The Falkville man arrested during Wednesday's riot at the Capitol had 11 Molotov cocktails designed to act like napalm, a semiautomatic rifle and a handgun in his pickup truck, and two handguns in his pockets, according to a Capitol Police affidavit.
Lonnie Leroy Coffman, 70, is currently being held by the D.C. Department of Corrections at the D.C. Central Cellblock.
At an initial court appearance Thursday, The Washington Post reported, Coffman did not enter a plea and was ordered held pending a hearing next week. In response to a U.S. magistrate’s questions over whether he wanted a court-appointed attorney, Coffman said he had earned a high school equivalency degree in the U.S. military after dropping out in the eighth grade to work on a farm.
The Justice Department said his detention hearing is scheduled to take place Tuesday.
Coffman was charged with the federal crime of possession of destructive devices. He was also charged with the D.C. crimes of carrying a pistol without a license, a felony in D.C., as well as possession of an unregistered firearm, according to the Justice Department.
According to an affidavit filed by Capitol Police Special Agent Lawrence Anyaso, investigative and canine sweeps were performed in the vicinity of the Capitol after two possible explosive devices were found, one at 12:47 p.m. at the National Republican Club and one at the Democratic National Committee Headquarters. During the sweep, they saw the handle of a firearm in the passenger seat of the red GMC Sierra 1500 pickup registered to Coffman.
A search of the truck revealed a handgun. In the bed of the truck, which was covered with a fabric top, officers found "one M4 Carbine assault rifle along with rifle magazines loaded with ammunition," according to Anyaso's affidavit.
Also in the pickup bed officers found 11 liquid-filled Mason jars with a golf tee stuck in the top of each, cloth rags and lighters.
"Upon finding these materials, bomb technicians observed that the items appeared to be consistent with components for an explosive or incendiary device known as a 'Molotov cocktail,'" according to the affidavit, and a spectograph profile of the liquid indicated it was gasoline.
At about 6:30 p.m. Wednesday, a blue sedan with a female driver approached law enforcement officers. The male passenger, who identified himself as "Lonnie," said he was trying to reach his pickup truck, according to the affidavit.
Coffman asked the officers if they had located the bombs, which according to the affidavit the officers thought was a reference to the Molotov cocktails in his truck. It turned out he was referring to their search of the secure perimeter around the Capitol, but they asked that he step out of the car. When asked if he had any weapons, he said he had a gun in his pocket.
A search revealed a 9mm Smith & Wesson handgun in his right pants pocket and a .22-caliber handgun in his left pocket.
None of the guns in his possession were registered to him, according to the affidavit.
When questioned, Coffman said the Mason jars contained melted Styrofoam and gasoline, Anyaso wrote.

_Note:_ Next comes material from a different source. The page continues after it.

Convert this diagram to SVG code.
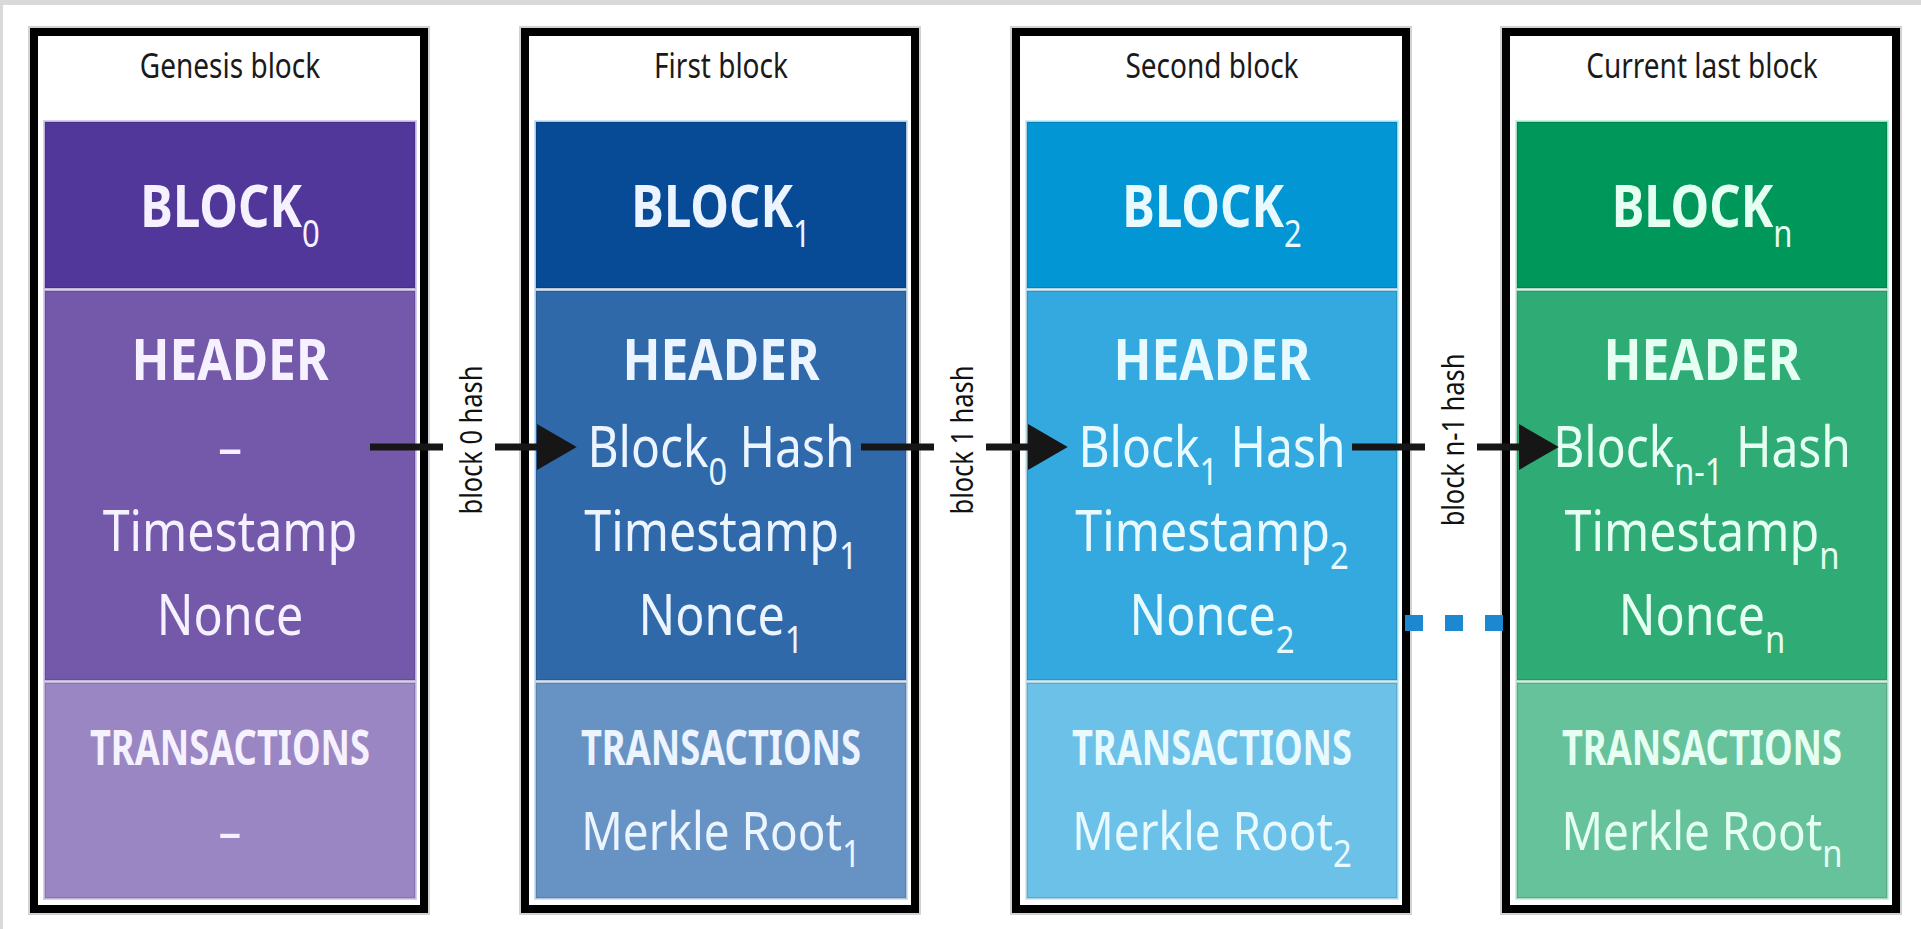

"An explosive enforcement officer with the Bureau of Alcohol, Tobacco, Firearms and Explosives has advised that melted Styrofoam and gasoline are an explosive mixture that has the effect of napalm insofar as it causes the flammable liquid to better stick to objects that it hits upon detonation," according to the affidavit.
A review of video surveillance revealed that Coffman had parked his truck at 9:15 a.m. Wednesday.
Coffman is one of 13 people who have been charged in federal court in connection with Wednesday's events at the U.S. Capitol. Another 40 have been charged in D.C. Superior Court.
“The lawless destruction of the U.S. Capitol building was an attack against one of our Nation’s greatest institutions,” Acting U.S. Attorney Michael Sherwin said in a statement. “My office, along with our law enforcement partners at all levels, have been expeditiously working and leveraging every resource to identify, arrest, and begin prosecuting these individuals who took part in the brazen criminal acts at the U.S. Capitol."
The events at the Capitol are being investigated by the FBI; U.S. Bureau of Alcohol, Tobacco, Firearms, and Explosives; United States Marshals Service; U.S. Capitol Police Department; and the Metropolitan Police Department.
“The events that happened at and around the United States Capitol were unconscionable, and those responsible will be held accountable for their attempts to thwart democracy,” said Metropolitan Police Department Chief Robert Contee III. “While these charges represent a positive step, there is still work to be done. Our collective intentions are to work diligently to identify all of the persons responsible for the insurrection at our U.S. Capitol.”
Also during the protests in support of President Donald Trump, Athens resident Kevin Greeson, 55, died of a heart attack.